(10b) Novel Microwave-Enhanced Non-Aqueous Slurry Process for Post-Combustion CO2 Capture

Sorbent regeneration plays a significant role in the adsorption/desorption cycles needed for effective CO₂ capture. This is because selective and efficient desorption can significantly increase the overall efficiency by allowing quicker sorbent bed turn-over and leading to a sorbent working capacity that approaches the maximum CO₂ capture capacity. Current state of the art methods involves a pressure/thermal swing, which often requires superheated steam for reactive regeneration. This leads to reduced efficiency due to longer regeneration times, incomplete CO₂ desorption and working capacities that are significantly lower than the sorbents maximum uptake capacity. Therefore, traditional absorptive carbon capture process leads to slower and inefficient capture/release stages that also increases cost.

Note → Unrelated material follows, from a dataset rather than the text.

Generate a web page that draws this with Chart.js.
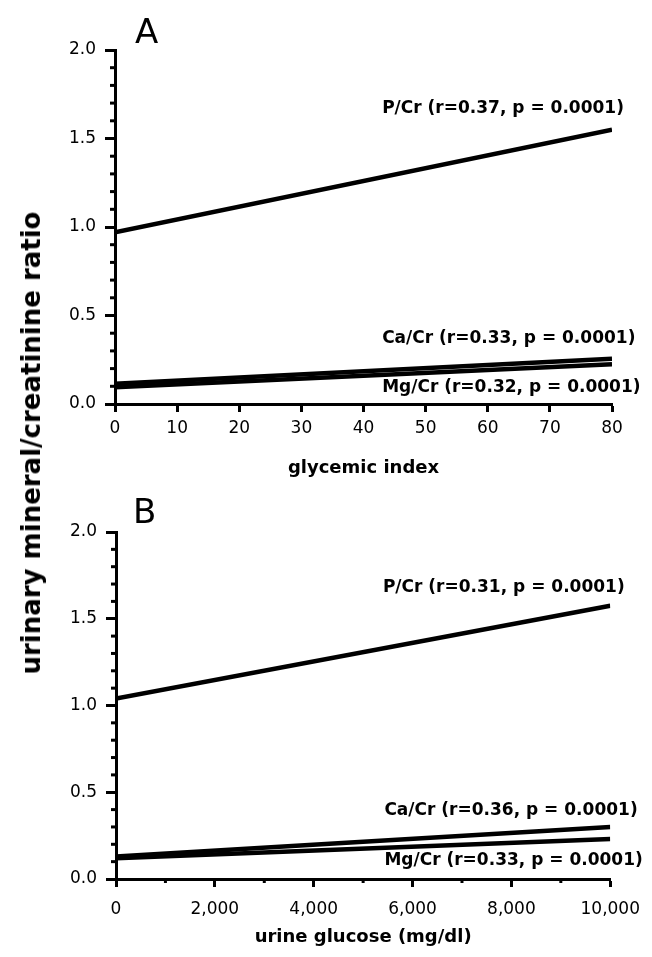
<!DOCTYPE html>
<html>
<head>
<meta charset="utf-8">
<script src="https://cdn.jsdelivr.net/npm/chart.js@4"></script>
<style>
    body { margin: 0; background: #fff; }
    #wrap { position: relative; width: 652px; height: 957px; overflow: hidden; }
    #chartA { position: absolute; left: 0; top: 0; }
    #chartB { position: absolute; left: 0; top: 480px; }
    #yTitle {
        position: absolute; left: 31px; top: 443px;
        transform: translate(-50%, -50%) rotate(-90deg);
        font: bold 26px "DejaVu Sans", sans-serif; white-space: nowrap; color: #000;
    }
</style>
</head>
<body>
<div id="wrap">
    <canvas id="chartA" width="652" height="480"></canvas>
    <canvas id="chartB" width="652" height="477"></canvas>
    <div id="yTitle">urinary mineral/creatinine ratio</div>
</div>
<script>
// panel A: glycemic index
const xA = [0, 80];
const pA = [0.97, 1.55];
const caA = [0.115, 0.255];
const mgA = [0.095, 0.225];
const notesA = ['P/Cr (r=0.37, p = 0.0001)', 'Ca/Cr (r=0.33, p = 0.0001)', 'Mg/Cr (r=0.32, p = 0.0001)'];

// panel B: urine glucose
const xB = [0, 10000];
const pB = [1.04, 1.575];
const caB = [0.13, 0.30];
const mgB = [0.12, 0.23];
const notesB = ['P/Cr (r=0.31, p = 0.0001)', 'Ca/Cr (r=0.36, p = 0.0001)', 'Mg/Cr (r=0.33, p = 0.0001)'];

const yTicks = [0, 0.5, 1.0, 1.5, 2.0];

const FONT = '"DejaVu Sans", sans-serif';

function toPoints(xs, ys) {
    return xs.map((x, i) => ({ x: x, y: ys[i] }));
}

function lineSet(xs, ys) {
    return {
        data: toPoints(xs, ys),
        borderColor: '#000',
        borderWidth: 4.5,
        pointRadius: 0,
        showLine: true,
        fill: false
    };
}

// text notes + panel letter + minor ticks
const extras = {
    id: 'extras',
    afterDraw(chart, args, opts) {
        let ctx = chart.ctx;
        let xs = chart.scales.x, ys = chart.scales.y;
        ctx.save();
        ctx.fillStyle = '#000';
        ctx.strokeStyle = '#000';

        ctx.font = 'bold 17px ' + FONT;
        ctx.textBaseline = 'alphabetic';
        ctx.textAlign = 'left';
        opts.notes.forEach(function(t, i) {
            ctx.fillText(t, xs.getPixelForValue(opts.noteX[i]), ys.getPixelForValue(opts.noteY[i]));
        });

        ctx.font = '34px ' + FONT;
        ctx.fillText(opts.letter, opts.letterX, opts.letterY);

        ctx.lineWidth = 3;
        let left = chart.chartArea.left, bottom = chart.chartArea.bottom;
        for (let v = 0.1; v < 2; v += 0.1) {
            if (Math.abs(v * 2 - Math.round(v * 2)) < 1e-6) continue;
            let y = ys.getPixelForValue(v);
            ctx.beginPath();
            ctx.moveTo(left - 5, y);
            ctx.lineTo(left, y);
            ctx.stroke();
        }
        if (opts.xMinor) {
            for (let v = opts.xMinor; v < xs.max; v += opts.xMinor * 2) {
                let x = xs.getPixelForValue(v);
                ctx.beginPath();
                ctx.moveTo(x, bottom);
                ctx.lineTo(x, bottom + 4);
                ctx.stroke();
            }
        }
        ctx.restore();
    }
};

function makeChart(id, xs, sets, xMax, xStep, xTitle, cfg) {
    return new Chart(document.getElementById(id), {
        type: 'scatter',
        data: { datasets: sets.map(s => lineSet(xs, s)) },
        options: {
            responsive: false,
            animation: false,
            layout: { padding: { top: cfg.top, right: cfg.right, left: 0, bottom: 0 } },
            plugins: {
                legend: { display: false },
                tooltip: { enabled: false },
                extras: cfg.extras
            },
            scales: {
                x: {
                    type: 'linear', min: 0, max: xMax,
                    afterFit: function(s) { s.height = cfg.xHeight; },
                    border: { color: '#000', width: 3 },
                    grid: { drawOnChartArea: false, tickLength: 8, tickWidth: 3, tickColor: '#000' },
                    ticks: {
                        stepSize: xStep, color: '#000', padding: cfg.xPad,
                        font: { family: FONT, size: 17 },
                        callback: v => v.toLocaleString('en-US')
                    },
                    title: {
                        display: true, text: xTitle, color: '#000',
                        font: { family: FONT, size: 18, weight: 'bold' },
                        padding: { top: 0, bottom: cfg.titlePad }
                    }
                },
                y: {
                    type: 'linear', min: 0, max: 2,
                    afterFit: function(s) { s.width = cfg.left; },
                    afterBuildTicks: function(s) { s.ticks = yTicks.map(v => ({ value: v })); },
                    border: { color: '#000', width: 3 },
                    grid: { drawOnChartArea: false, tickLength: 10, tickWidth: 3, tickColor: '#000' },
                    ticks: {
                        color: '#000', padding: 9,
                        font: { family: FONT, size: 17 },
                        callback: v => Number(v).toFixed(1)
                    }
                }
            }
        },
        plugins: [extras]
    });
}

makeChart('chartA', xA, [pA, caA, mgA], 80, 10, 'glycemic index', {
    top: 50, right: 40, left: 115, xHeight: 76, xPad: 6, titlePad: 1,
    extras: {
        notes: notesA, noteX: [43, 43, 43], noteY: [1.644, 0.345, 0.068],
        letter: 'A', letterX: 135, letterY: 43
    }
});

makeChart('chartB', xB, [pB, caB, mgB], 10000, 2000, 'urine glucose (mg/dl)', {
    top: 52, right: 39, left: 116, xHeight: 78, xPad: 12, titlePad: 9,
    extras: {
        notes: notesB, noteX: [5400, 5430, 5430], noteY: [1.654, 0.369, 0.08],
        letter: 'B', letterX: 133, letterY: 43, xMinor: 1000
    }
});
</script>
</body>
</html>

In this work, Basic Immobilized Amine Sorbents (BIAS) were mixed with silicone oil as a novel slurry. These mixtures have been developed for post-combustion CO₂ capture to promote absorption/desorption process. This hydrophobic physical slurry has demonstrated rapid regeneration kinetics through the application of microwave (MW) technology. Results of infrared images showed that silicone oil barely absorbed the microwave energy, while BIAS sorbents, especially CO₂ saturated BIAS sorbents containing polar amine groups, strongly absorbed microwave energy. Experimental results showed that local MW heating can significantly expedite CO₂ release from the sorbent and reduce energy consumption during the regeneration process. FTIR spectra have proven that microwave heating didn’t damage BIAS sorbent, because silicone oil can disperse heat and therefore prevent sorbent from deactivation due to overheating. The regeneration processes under different microwave conditions have been systematically investigated.

This slurry process has also expressed improved hydrophobicity, and low or negligible corrosivity. Therefore, this novel MW-enhanced slurry method could provide a fast and highly energy efficient pathway for carbon capture.